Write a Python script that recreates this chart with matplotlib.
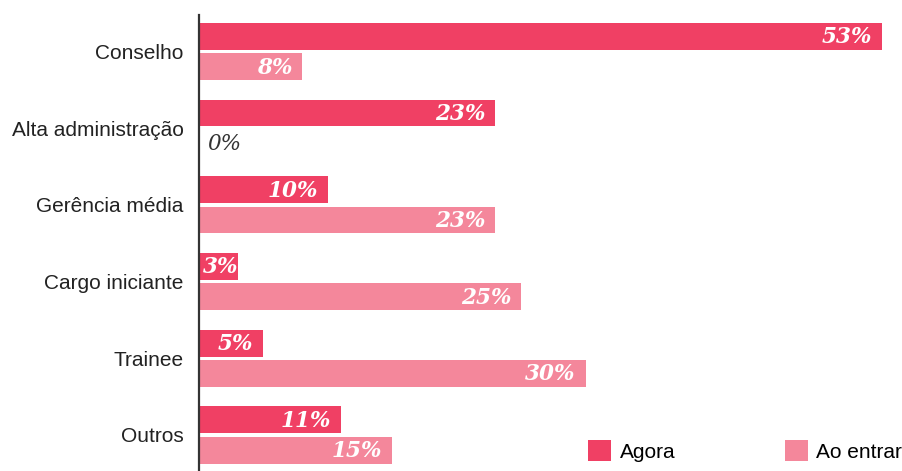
import matplotlib.pyplot as plt
import numpy as np

categorias = ['Conselho', 'Alta administração', 'Gerência média',
              'Cargo iniciante', 'Trainee', 'Outros']
agora = [53, 23, 10, 3, 5, 11]
ao_entrar = [8, 0, 23, 25, 30, 15]
series = ['Agora', 'Ao entrar']

cor_agora = '#F04064'
cor_entrar = '#F4879B'

plt.rcParams['font.family'] = ['Liberation Sans', 'DejaVu Sans']

fig = plt.figure(figsize=(9.02, 4.71), dpi=100)
W, H = 902, 471
ax = fig.add_axes([199 / W, 0, (882 - 199) / W, (471 - 15) / H])

y = np.arange(len(categorias))
off = 0.198
h = 0.35
b1 = ax.barh(y - off, agora, height=h, color=cor_agora, label=series[0])
b2 = ax.barh(y + off, ao_entrar, height=h, color=cor_entrar, label=series[1])

ax.set_xlim(0, 53)
ax.set_ylim(5.47, -0.476)

# value labels, white inside bar; pushed right if the bar is too short
fig.canvas.draw()
rend = fig.canvas.get_renderer()
px_per_unit = ax.bbox.width / 53
lbl = dict(family='DejaVu Serif', style='italic', fontsize=15.5)
for bars, vals in ((b1, agora), (b2, ao_entrar)):
    for rect, v in zip(bars, vals):
        yc = rect.get_y() + rect.get_height() / 2
        if v > 0:
            t = ax.annotate(f'{v}%', (v, yc), xytext=(-10, -1), textcoords='offset pixels',
                            ha='right', va='center', color='white', weight='bold', **lbl)
            tw = t.get_window_extent(rend).width
            if v * px_per_unit - 10 < tw + 4:
                t.set_position((4 + tw - v * px_per_unit, -1))
        else:
            ax.annotate(f'{v}%', (0, yc), xytext=(8, -1), textcoords='offset pixels',
                        ha='left', va='center', color='#333333', **lbl)

ax.set_yticks(y)
ax.set_yticklabels(categorias, fontsize=15, color='#222222')
ax.tick_params(axis='y', length=0, pad=11)
ax.set_xticks([])
for s in ['top', 'right', 'bottom']:
    ax.spines[s].set_visible(False)
ax.spines['left'].set_linewidth(1.6)
ax.spines['left'].set_color('#333333')

fig.legend(handles=[b1, b2], loc='center left', bbox_to_anchor=(588 / W, 1 - 451 / H),
           ncol=2, frameon=False, fontsize=15, handlelength=1.1, handleheight=1.15,
           handletextpad=0.42, columnspacing=5.25, borderpad=0, borderaxespad=0)

fig.savefig('out.png', dpi=100)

(DO THIS)
Please set down each line of the data above exactly as written, without the pictures.

(ANSWER BELOW)
Write a Python script that recreates this chart with matplotlib.
import matplotlib.pyplot as plt
import numpy as np

categorias = ['Conselho', 'Alta administração', 'Gerência média',
              'Cargo iniciante', 'Trainee', 'Outros']
agora = [53, 23, 10, 3, 5, 11]
ao_entrar = [8, 0, 23, 25, 30, 15]
series = ['Agora', 'Ao entrar']

cor_agora = '#F04064'
cor_entrar = '#F4879B'

plt.rcParams['font.family'] = ['Liberation Sans', 'DejaVu Sans']

fig = plt.figure(figsize=(9.02, 4.71), dpi=100)
W, H = 902, 471
ax = fig.add_axes([199 / W, 0, (882 - 199) / W, (471 - 15) / H])

y = np.arange(len(categorias))
off = 0.198
h = 0.35
b1 = ax.barh(y - off, agora, height=h, color=cor_agora, label=series[0])
b2 = ax.barh(y + off, ao_entrar, height=h, color=cor_entrar, label=series[1])

ax.set_xlim(0, 53)
ax.set_ylim(5.47, -0.476)

# value labels, white inside bar; pushed right if the bar is too short
fig.canvas.draw()
rend = fig.canvas.get_renderer()
px_per_unit = ax.bbox.width / 53
lbl = dict(family='DejaVu Serif', style='italic', fontsize=15.5)
for bars, vals in ((b1, agora), (b2, ao_entrar)):
    for rect, v in zip(bars, vals):
        yc = rect.get_y() + rect.get_height() / 2
        if v > 0:
            t = ax.annotate(f'{v}%', (v, yc), xytext=(-10, -1), textcoords='offset pixels',
                            ha='right', va='center', color='white', weight='bold', **lbl)
            tw = t.get_window_extent(rend).width
            if v * px_per_unit - 10 < tw + 4:
                t.set_position((4 + tw - v * px_per_unit, -1))
        else:
            ax.annotate(f'{v}%', (0, yc), xytext=(8, -1), textcoords='offset pixels',
                        ha='left', va='center', color='#333333', **lbl)

ax.set_yticks(y)
ax.set_yticklabels(categorias, fontsize=15, color='#222222')
ax.tick_params(axis='y', length=0, pad=11)
ax.set_xticks([])
for s in ['top', 'right', 'bottom']:
    ax.spines[s].set_visible(False)
ax.spines['left'].set_linewidth(1.6)
ax.spines['left'].set_color('#333333')

fig.legend(handles=[b1, b2], loc='center left', bbox_to_anchor=(588 / W, 1 - 451 / H),
           ncol=2, frameon=False, fontsize=15, handlelength=1.1, handleheight=1.15,
           handletextpad=0.42, columnspacing=5.25, borderpad=0, borderaxespad=0)

fig.savefig('out.png', dpi=100)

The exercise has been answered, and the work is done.